Chico, California, USA - May 14,2011 : A close up of a 10 FL OZ bottle of Lea & Perrins original Worcestershire Sauce in its famous brown paper wrap. Lea & Perrins began wrapping the bottles in paper to prevent breakage during long and lengthy sea voyages as they exported their product all over the world.
The Secret Symbolism Behind Lea & Perrins Paper Packaging
By Kalea Martin
Perhaps the most well-known brand of Worcestershire sauce, Lea & Perrins, is easy to spot on a shelf as it is wrapped in paper, but this signature look is not featured on bottles in the U.K. Though the products are the same, the American packaging, ironically, is the one that most resembles the condiment's earlier designs.

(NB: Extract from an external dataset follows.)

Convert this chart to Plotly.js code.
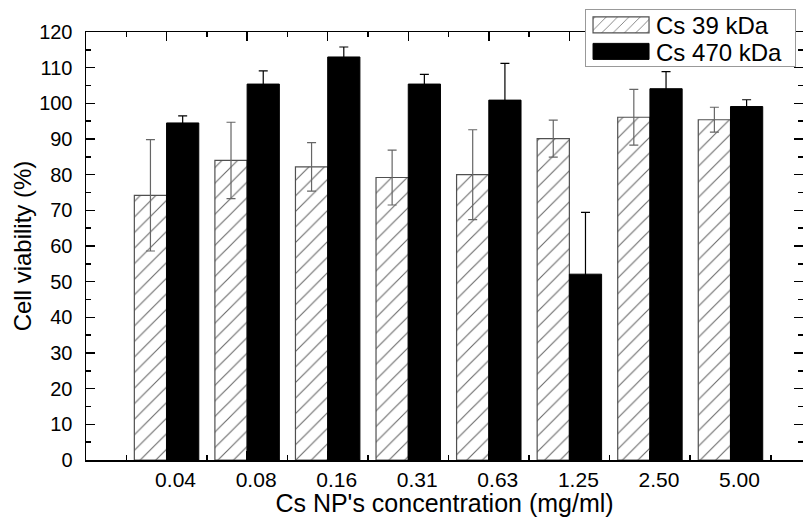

Lea & Perrins Worcestershire sauce was first bottled in 1835 and began exporting overseas in 1837. Unfortunately, as they were being transported by ship, many bottles ended up breaking during the voyage, so the company started wrapping each bottle in paper to prevent breakage.
Lea & Perrins Worcestershire sauce was introduced to the U.S. in 1839, and throughout the 1870s, many businesses were trying to piggyback off the product's success. To set their product apart, Lea & Perrins decided to continue manufacturing America-bound bottles with paper even after it was no longer needed, and Heinz kept the iconic design after purchasing the brand in 2005.